● Request: Output nothing but the lines from the one with "Write the matplotlib code for this chart." through the one with "return c0 + (c1 - c0) * t[..., None]", including both. Leave the pictures out of the copy.

● Information provided:

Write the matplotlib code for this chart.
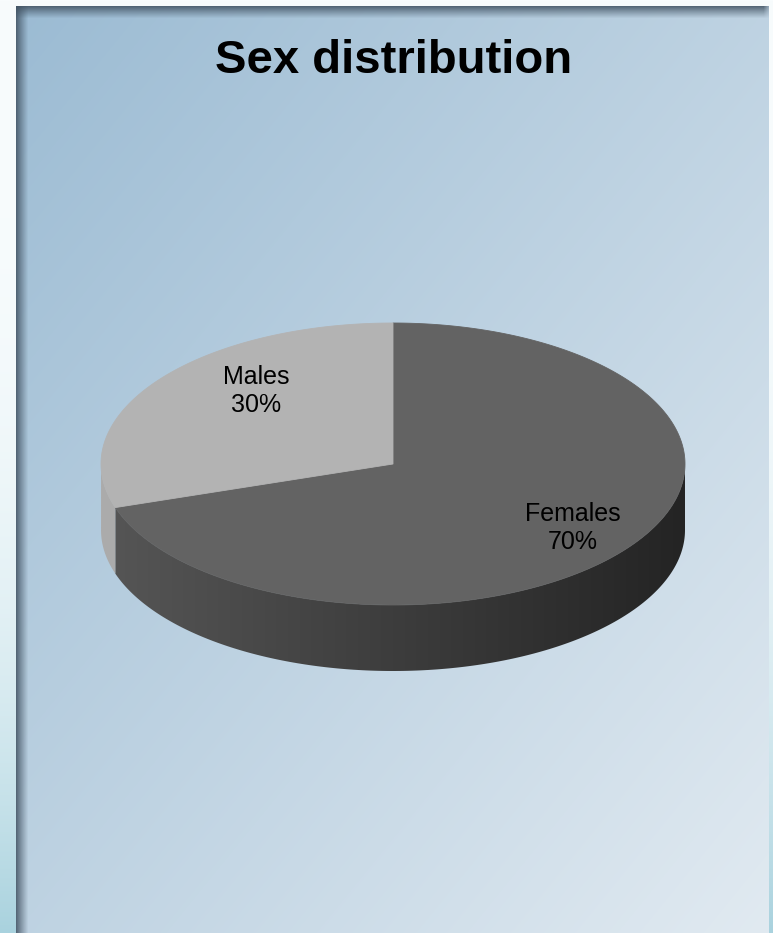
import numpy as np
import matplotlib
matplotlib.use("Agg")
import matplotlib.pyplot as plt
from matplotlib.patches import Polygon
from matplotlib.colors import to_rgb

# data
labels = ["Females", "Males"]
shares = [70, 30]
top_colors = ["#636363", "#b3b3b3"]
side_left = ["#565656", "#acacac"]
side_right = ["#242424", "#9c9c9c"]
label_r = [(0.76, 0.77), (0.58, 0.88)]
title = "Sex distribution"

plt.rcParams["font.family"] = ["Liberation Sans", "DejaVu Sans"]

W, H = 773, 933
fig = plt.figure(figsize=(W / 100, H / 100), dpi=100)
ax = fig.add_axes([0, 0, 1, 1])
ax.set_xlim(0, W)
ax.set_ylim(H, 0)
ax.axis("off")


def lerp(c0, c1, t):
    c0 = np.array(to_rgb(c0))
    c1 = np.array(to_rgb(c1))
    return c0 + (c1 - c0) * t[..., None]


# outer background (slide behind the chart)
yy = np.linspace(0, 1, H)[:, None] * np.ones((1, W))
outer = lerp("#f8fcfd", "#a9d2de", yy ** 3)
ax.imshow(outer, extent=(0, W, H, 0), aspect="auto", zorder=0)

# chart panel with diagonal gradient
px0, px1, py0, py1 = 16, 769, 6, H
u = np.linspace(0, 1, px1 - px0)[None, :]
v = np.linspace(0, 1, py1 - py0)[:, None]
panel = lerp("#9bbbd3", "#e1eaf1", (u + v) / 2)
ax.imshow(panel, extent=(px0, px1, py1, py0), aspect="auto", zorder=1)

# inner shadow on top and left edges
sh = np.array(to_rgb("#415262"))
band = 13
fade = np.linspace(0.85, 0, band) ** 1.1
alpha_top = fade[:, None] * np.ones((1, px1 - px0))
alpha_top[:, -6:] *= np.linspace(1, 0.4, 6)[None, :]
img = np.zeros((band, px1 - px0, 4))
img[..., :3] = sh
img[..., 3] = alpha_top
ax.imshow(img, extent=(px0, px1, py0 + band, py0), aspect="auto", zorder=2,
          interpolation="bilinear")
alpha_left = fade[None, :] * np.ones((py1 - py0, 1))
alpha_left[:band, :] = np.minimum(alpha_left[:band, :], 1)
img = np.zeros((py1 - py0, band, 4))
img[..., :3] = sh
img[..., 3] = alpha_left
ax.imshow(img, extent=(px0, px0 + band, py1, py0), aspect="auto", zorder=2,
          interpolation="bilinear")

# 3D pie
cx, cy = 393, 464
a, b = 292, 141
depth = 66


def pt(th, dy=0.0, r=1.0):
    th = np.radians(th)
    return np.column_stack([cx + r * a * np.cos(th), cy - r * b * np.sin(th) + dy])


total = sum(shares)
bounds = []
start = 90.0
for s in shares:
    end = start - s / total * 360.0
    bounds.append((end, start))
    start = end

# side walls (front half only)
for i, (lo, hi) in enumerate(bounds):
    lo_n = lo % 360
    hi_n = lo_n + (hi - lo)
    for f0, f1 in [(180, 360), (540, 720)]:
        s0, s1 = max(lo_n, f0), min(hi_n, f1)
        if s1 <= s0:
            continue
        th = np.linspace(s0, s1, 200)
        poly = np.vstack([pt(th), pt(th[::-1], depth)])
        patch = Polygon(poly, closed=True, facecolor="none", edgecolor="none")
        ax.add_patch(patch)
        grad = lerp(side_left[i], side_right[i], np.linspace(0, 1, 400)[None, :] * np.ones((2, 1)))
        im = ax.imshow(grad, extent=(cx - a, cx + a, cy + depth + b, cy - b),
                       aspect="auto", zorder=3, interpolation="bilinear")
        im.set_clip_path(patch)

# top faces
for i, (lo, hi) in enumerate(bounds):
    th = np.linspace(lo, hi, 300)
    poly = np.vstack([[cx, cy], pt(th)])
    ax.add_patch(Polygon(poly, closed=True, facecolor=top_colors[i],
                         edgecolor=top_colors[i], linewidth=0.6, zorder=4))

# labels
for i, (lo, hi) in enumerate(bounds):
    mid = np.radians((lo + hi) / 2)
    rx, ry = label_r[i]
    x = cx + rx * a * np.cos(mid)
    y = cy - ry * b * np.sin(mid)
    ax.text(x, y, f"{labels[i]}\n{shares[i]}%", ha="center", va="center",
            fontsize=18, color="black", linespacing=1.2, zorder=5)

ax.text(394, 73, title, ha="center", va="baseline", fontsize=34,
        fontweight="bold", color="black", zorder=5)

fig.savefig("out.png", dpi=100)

==

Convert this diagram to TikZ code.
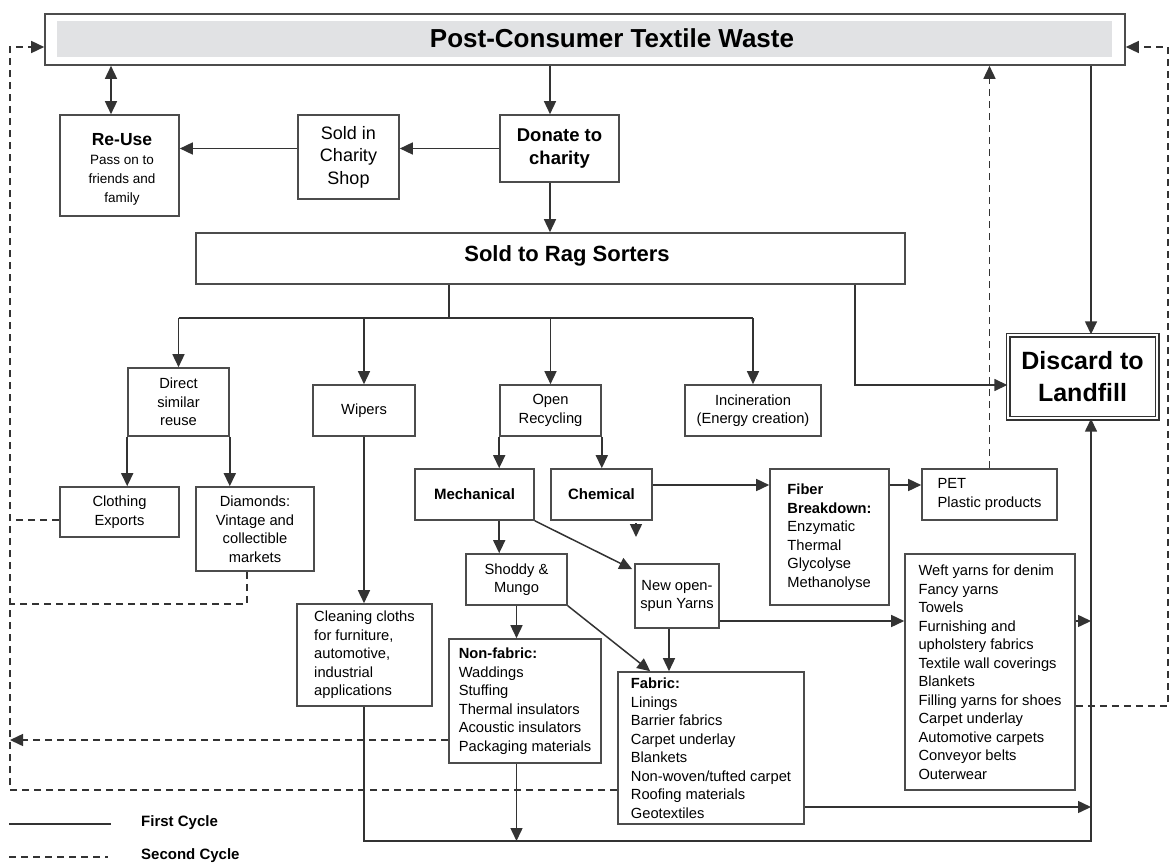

● Result:
Write the matplotlib code for this chart.
import numpy as np
import matplotlib
matplotlib.use("Agg")
import matplotlib.pyplot as plt
from matplotlib.patches import Polygon
from matplotlib.colors import to_rgb

# data
labels = ["Females", "Males"]
shares = [70, 30]
top_colors = ["#636363", "#b3b3b3"]
side_left = ["#565656", "#acacac"]
side_right = ["#242424", "#9c9c9c"]
label_r = [(0.76, 0.77), (0.58, 0.88)]
title = "Sex distribution"

plt.rcParams["font.family"] = ["Liberation Sans", "DejaVu Sans"]

W, H = 773, 933
fig = plt.figure(figsize=(W / 100, H / 100), dpi=100)
ax = fig.add_axes([0, 0, 1, 1])
ax.set_xlim(0, W)
ax.set_ylim(H, 0)
ax.axis("off")


def lerp(c0, c1, t):
    c0 = np.array(to_rgb(c0))
    c1 = np.array(to_rgb(c1))
    return c0 + (c1 - c0) * t[..., None]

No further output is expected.